According to Ellis, Layton Station was situated on two hundred and seventeen acres of land that were originally patented on April 6, 1791 by "Mary Higgs (a daughter of John Shreve)" and named "Springfield." Deeded by Higgs to Francis Bryson on June 3, 1795, the land was then sold by Bryson on August 2, 1797 to George Johnston, who then transferred it to William Espy on April 2, 1806. Espy's sons, Hugh and Robert, who subsequently inherited the land in December 1813, sold it to Abraham Layton for two thousand three hundred and fifty-two dollars on October 25, 1821. Following Layton's death, his sons, Michael and Abraham Layton, operated keel boats along the river on the property to ship sand and glass products. They then sold the land to Daniel R. Davidson, who transferred it to Joseph Wilgus in 1864. Sometime around the mid to late 1860s, a pure deposit of silex, which was useful for manufacturing glass, was discovered on this land.

As a village grew up around the station, it adopted the name of Layton. The first store there was opened by telegraph operator Henry Brollier, who also became the village's first postmaster. A second store was opened by P. M. Hunt in 1876.

By 1880, B&O Railroad was leasing lines from the Pittsburgh and Connellsville company, and the population of Perry Township, where the Banning's and Layton railroad stations were located, had grown to one thousand four hundred and seventy-six.

In 1899, a Pratt truss railroad bridge was built near Layton; it was designed by Taylor & Romine, built by A & P Roberts Co. of Philadelphia and the Pencoyd Iron Works, ultimately carried Legislative Route 26191 over the Youghiogheny River, and was subsequently added to the National Register of Historic Places on June 22, 1988.
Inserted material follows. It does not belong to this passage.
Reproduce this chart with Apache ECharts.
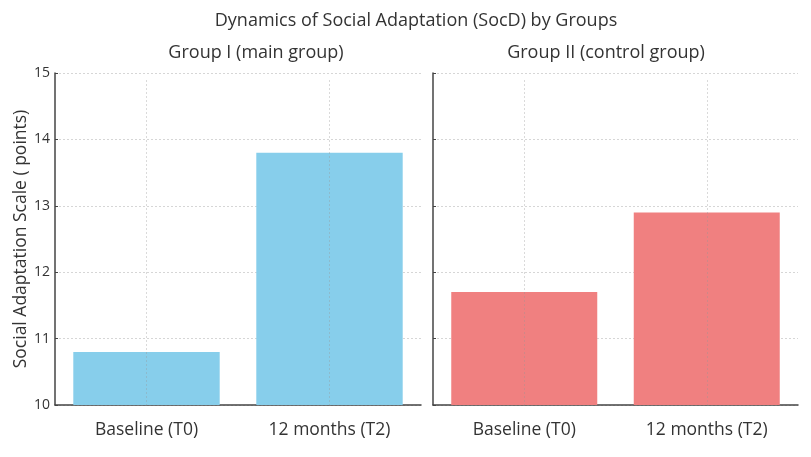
<!DOCTYPE html>
<html>
<head>
<meta charset="utf-8">
<script src="https://cdn.jsdelivr.net/npm/echarts@6/dist/echarts.min.js"></script>
<style>html,body{margin:0;padding:0;background:#fff;}#c{width:811px;height:457px;}</style>
</head>
<body>
<div id="c"></div>
<script>
var categories = ['Baseline (T0)', '12 months (T2)'];
var group1Values = [10.8, 13.8];
var group2Values = [11.7, 12.9];
var panelTitles = ['Group I (main group)', 'Group II (control group)'];
var mainTitle = 'Dynamics of Social Adaptation (SocD) by Groups';
var yAxisName = 'Social Adaptation Scale ( points)';

var chart = echarts.init(document.getElementById('c'));
var font = 'Open Sans';
function yAx(idx, showLabels) {
  return {
    type: 'value', gridIndex: idx, min: 10, max: 15, interval: 1,
    name: showLabels ? yAxisName : '', nameLocation: 'middle', nameGap: 24,
    nameTextStyle: {fontFamily: font, fontSize: 17.5, color: '#333'},
    axisLine: {show: true, lineStyle: {color: '#444', width: 1.5}},
    axisTick: {show: true, inside: true, length: 3, lineStyle: {color: '#444'}},
    axisLabel: {show: showLabels, fontFamily: font, fontSize: 14, color: '#333', margin: 5},
    splitLine: {show: true, lineStyle: {color: '#d6d6d6', type: [2, 2], width: 1}}
  };
}
function xAx(idx) {
  return {
    type: 'category', gridIndex: idx, data: categories,
    axisLine: {show: true, lineStyle: {color: '#444', width: 1.5}},
    axisTick: {show: true, inside: true, alignWithLabel: true, length: 3, lineStyle: {color: '#444'}},
    axisLabel: {fontFamily: font, fontSize: 17.5, color: '#333', margin: 16},
    splitLine: {show: false}
  };
}
function vGrid() {
  return {
    silent: true, symbol: 'none', label: {show: false},
    lineStyle: {color: 'rgba(150,150,150,0.35)', type: [2, 2], width: 1},
    data: categories.map(function (c) { return [{xAxis: c, y: 80}, {xAxis: c, yAxis: 10}]; })
  };
}
chart.setOption({
  backgroundColor: '#fff',
  animation: false,
  title: [
    {text: mainTitle, left: 411, top: 7, textAlign: 'center', textStyle: {fontFamily: font, fontSize: 18, fontWeight: 'normal', color: '#333'}},
    {text: panelTitles[0], left: 251, top: 39, textAlign: 'center', textStyle: {fontFamily: font, fontSize: 18, fontWeight: 'normal', color: '#333'}},
    {text: panelTitles[1], left: 601, top: 39, textAlign: 'center', textStyle: {fontFamily: font, fontSize: 18, fontWeight: 'normal', color: '#333'}}
  ],
  grid: [
    {left: 55, top: 73, width: 366, height: 332},
    {left: 433, top: 73, width: 365, height: 332}
  ],
  xAxis: [xAx(0), xAx(1)],
  yAxis: [yAx(0, true), yAx(1, false)],
  series: [
    {type: 'bar', xAxisIndex: 0, yAxisIndex: 0, data: group1Values, barWidth: '80%', itemStyle: {color: '#87CEEB'}, markLine: vGrid()},
    {type: 'bar', xAxisIndex: 1, yAxisIndex: 1, data: group2Values, barWidth: '80%', itemStyle: {color: '#F08080'}, markLine: vGrid()}
  ]
});
</script>
</body>
</html>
In early July 2022, the historic Layton Bridge, which had been converted from a railroad bridge to a one-lane bridge connecting Layton to Perryopolis and Route 51, was temporarily closed (through August 2022) for repairs to stabilize both the bridge itself and the tunnel providing access to it. According to District 12 bridge engineer Jeremy Hughes, "It's one of our few bridges that are over 100 years old and it's one of our few bridges that's a former railroad bridge." Civic officials decided to limit the bridge's weight restrictions to enable continued use for the immediate future by emergency vehicles and snow plows until the bridge could be replaced sometime around 2025.

==In popular culture==
A five-bedroom house in Layton was used as the location for the fictional site of a rural home used by the fictional serial killer, Jame “Buffalo Bill” Gumb, for a subterranean holding pen and murder site in the 1991 film, "The Silence of the Lambs."